-- BEGIN Input records --

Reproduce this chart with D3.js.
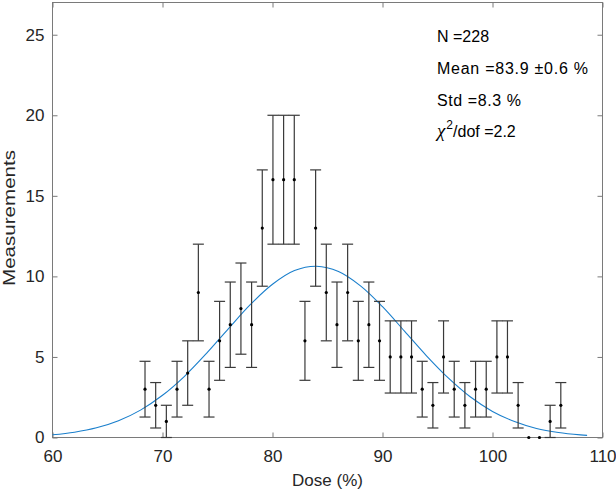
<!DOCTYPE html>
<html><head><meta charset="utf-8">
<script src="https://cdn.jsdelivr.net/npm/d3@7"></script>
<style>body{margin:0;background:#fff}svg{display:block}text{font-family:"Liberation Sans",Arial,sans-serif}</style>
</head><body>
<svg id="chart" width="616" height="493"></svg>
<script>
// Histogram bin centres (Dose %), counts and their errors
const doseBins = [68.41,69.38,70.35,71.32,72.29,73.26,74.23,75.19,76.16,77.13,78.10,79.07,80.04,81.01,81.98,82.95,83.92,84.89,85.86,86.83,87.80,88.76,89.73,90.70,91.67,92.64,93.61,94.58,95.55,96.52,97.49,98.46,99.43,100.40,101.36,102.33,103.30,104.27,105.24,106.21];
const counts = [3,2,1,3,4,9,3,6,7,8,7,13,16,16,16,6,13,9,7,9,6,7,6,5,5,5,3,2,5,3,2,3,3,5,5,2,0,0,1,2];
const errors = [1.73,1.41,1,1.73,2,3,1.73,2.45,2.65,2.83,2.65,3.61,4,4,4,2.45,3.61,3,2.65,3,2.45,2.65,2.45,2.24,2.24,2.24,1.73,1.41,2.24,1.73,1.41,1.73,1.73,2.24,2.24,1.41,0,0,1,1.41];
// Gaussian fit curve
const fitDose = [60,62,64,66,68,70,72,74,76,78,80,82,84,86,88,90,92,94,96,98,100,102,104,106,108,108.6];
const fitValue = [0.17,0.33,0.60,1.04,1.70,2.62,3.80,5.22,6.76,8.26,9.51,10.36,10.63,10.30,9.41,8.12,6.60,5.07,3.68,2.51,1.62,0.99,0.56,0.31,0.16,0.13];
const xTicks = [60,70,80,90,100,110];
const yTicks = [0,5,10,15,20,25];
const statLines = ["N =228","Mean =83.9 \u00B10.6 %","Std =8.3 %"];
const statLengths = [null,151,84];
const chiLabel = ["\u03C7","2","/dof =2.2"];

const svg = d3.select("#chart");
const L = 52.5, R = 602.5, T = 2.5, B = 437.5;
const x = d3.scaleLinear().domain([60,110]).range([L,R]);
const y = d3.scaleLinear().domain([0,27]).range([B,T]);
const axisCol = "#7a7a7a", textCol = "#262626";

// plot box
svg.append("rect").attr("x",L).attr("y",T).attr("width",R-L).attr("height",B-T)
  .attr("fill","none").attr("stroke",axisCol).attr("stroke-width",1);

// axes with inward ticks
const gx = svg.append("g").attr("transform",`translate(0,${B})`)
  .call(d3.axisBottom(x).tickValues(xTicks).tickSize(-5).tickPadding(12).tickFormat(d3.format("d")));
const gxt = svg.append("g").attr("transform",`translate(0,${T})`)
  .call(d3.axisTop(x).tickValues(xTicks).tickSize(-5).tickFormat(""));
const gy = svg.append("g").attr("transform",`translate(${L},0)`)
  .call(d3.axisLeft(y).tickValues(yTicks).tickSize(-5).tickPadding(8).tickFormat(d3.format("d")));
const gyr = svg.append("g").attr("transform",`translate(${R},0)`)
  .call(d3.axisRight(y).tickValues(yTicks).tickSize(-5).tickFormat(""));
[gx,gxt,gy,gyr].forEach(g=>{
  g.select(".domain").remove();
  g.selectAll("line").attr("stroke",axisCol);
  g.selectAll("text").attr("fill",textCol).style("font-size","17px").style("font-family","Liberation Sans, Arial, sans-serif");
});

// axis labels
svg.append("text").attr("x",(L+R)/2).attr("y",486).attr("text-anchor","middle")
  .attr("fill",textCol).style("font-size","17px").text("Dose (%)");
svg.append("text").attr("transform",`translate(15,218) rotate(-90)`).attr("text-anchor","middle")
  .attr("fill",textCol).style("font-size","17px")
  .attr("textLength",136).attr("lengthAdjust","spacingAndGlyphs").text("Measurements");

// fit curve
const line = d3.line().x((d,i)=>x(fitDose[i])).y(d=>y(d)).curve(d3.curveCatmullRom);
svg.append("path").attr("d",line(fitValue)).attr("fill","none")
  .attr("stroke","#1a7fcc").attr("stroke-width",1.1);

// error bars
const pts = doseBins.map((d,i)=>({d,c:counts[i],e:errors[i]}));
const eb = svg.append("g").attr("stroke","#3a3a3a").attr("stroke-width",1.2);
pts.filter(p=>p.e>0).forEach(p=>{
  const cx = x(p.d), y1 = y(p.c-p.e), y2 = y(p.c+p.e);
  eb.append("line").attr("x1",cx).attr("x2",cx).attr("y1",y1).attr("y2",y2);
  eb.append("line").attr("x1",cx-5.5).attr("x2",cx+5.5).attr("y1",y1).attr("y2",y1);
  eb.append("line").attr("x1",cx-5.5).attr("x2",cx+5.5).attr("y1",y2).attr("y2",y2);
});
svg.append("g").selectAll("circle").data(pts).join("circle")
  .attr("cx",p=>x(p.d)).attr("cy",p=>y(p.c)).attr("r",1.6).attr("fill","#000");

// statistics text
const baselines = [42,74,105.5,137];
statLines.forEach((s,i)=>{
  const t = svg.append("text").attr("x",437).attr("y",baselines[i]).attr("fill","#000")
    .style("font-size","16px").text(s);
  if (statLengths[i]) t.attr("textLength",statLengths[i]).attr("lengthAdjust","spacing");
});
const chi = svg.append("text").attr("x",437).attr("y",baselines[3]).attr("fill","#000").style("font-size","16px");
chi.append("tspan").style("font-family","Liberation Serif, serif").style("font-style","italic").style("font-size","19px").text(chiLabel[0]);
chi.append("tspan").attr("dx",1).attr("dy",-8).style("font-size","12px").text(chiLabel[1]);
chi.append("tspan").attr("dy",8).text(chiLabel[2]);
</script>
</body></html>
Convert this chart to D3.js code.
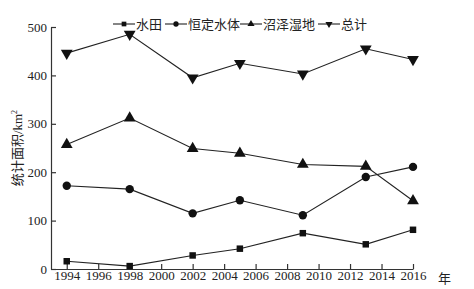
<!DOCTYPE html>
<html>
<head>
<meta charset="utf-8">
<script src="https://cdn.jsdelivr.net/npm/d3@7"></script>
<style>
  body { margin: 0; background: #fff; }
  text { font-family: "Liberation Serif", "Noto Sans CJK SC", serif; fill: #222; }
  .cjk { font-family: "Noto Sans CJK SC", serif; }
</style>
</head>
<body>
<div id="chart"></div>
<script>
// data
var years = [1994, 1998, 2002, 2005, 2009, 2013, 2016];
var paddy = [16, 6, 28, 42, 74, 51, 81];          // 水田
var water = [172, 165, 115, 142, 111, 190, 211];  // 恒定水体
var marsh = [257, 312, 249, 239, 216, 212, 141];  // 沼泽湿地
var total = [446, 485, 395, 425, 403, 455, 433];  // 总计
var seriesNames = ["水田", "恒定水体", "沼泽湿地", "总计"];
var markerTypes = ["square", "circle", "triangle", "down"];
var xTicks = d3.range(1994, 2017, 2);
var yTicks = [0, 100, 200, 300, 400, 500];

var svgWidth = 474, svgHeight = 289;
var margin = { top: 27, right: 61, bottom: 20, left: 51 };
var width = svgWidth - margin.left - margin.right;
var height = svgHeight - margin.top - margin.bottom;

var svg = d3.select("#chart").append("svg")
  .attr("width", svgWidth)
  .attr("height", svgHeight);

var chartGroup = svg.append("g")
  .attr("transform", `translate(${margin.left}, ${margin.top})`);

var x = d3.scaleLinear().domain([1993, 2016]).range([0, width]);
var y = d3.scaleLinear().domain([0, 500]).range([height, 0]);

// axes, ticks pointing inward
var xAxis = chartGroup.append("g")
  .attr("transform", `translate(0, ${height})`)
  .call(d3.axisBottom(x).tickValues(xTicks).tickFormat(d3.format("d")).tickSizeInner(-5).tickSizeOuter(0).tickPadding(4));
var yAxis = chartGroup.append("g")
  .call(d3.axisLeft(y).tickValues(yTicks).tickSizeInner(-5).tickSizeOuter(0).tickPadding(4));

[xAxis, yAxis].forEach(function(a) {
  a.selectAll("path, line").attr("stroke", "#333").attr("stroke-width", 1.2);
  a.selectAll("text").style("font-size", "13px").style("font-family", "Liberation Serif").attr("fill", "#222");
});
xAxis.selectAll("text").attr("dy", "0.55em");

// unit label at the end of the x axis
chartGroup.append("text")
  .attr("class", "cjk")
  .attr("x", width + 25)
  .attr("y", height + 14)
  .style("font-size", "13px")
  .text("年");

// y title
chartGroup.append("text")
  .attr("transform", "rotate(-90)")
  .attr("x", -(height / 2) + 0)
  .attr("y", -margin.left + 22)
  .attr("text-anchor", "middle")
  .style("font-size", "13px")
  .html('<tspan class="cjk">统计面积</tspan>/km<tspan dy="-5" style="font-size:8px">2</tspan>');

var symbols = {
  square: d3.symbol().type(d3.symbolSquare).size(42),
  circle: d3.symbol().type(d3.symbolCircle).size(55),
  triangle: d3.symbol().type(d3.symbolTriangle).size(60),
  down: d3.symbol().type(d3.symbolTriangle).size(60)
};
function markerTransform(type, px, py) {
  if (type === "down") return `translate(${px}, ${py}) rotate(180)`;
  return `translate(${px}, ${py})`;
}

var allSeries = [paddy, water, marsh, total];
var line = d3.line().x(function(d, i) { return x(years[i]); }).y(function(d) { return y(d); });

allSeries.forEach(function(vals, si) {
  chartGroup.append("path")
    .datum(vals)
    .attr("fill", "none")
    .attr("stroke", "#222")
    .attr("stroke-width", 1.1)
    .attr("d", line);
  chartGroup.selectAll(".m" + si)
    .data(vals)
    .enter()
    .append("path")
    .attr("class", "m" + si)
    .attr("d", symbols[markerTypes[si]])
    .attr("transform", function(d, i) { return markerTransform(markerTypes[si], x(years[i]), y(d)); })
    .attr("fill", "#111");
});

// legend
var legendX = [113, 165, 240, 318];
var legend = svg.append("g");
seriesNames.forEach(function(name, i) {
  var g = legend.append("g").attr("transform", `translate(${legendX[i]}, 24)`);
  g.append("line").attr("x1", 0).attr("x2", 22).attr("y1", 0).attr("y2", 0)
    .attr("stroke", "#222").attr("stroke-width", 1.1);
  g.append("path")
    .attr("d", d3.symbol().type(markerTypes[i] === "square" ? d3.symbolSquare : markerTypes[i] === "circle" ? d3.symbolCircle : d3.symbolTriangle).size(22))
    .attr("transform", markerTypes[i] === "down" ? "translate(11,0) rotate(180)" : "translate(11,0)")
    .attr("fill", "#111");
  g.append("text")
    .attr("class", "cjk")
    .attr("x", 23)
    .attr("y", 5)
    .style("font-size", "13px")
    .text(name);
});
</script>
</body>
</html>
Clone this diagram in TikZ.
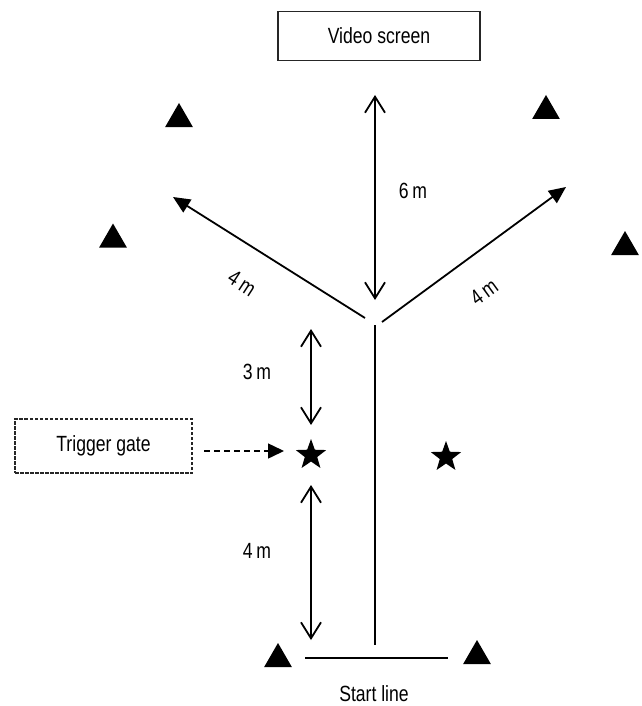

-- END Input records --

Directive: Of all the lines in the material above, how many contain the word "with"? Give only the count.

Result for this task: 2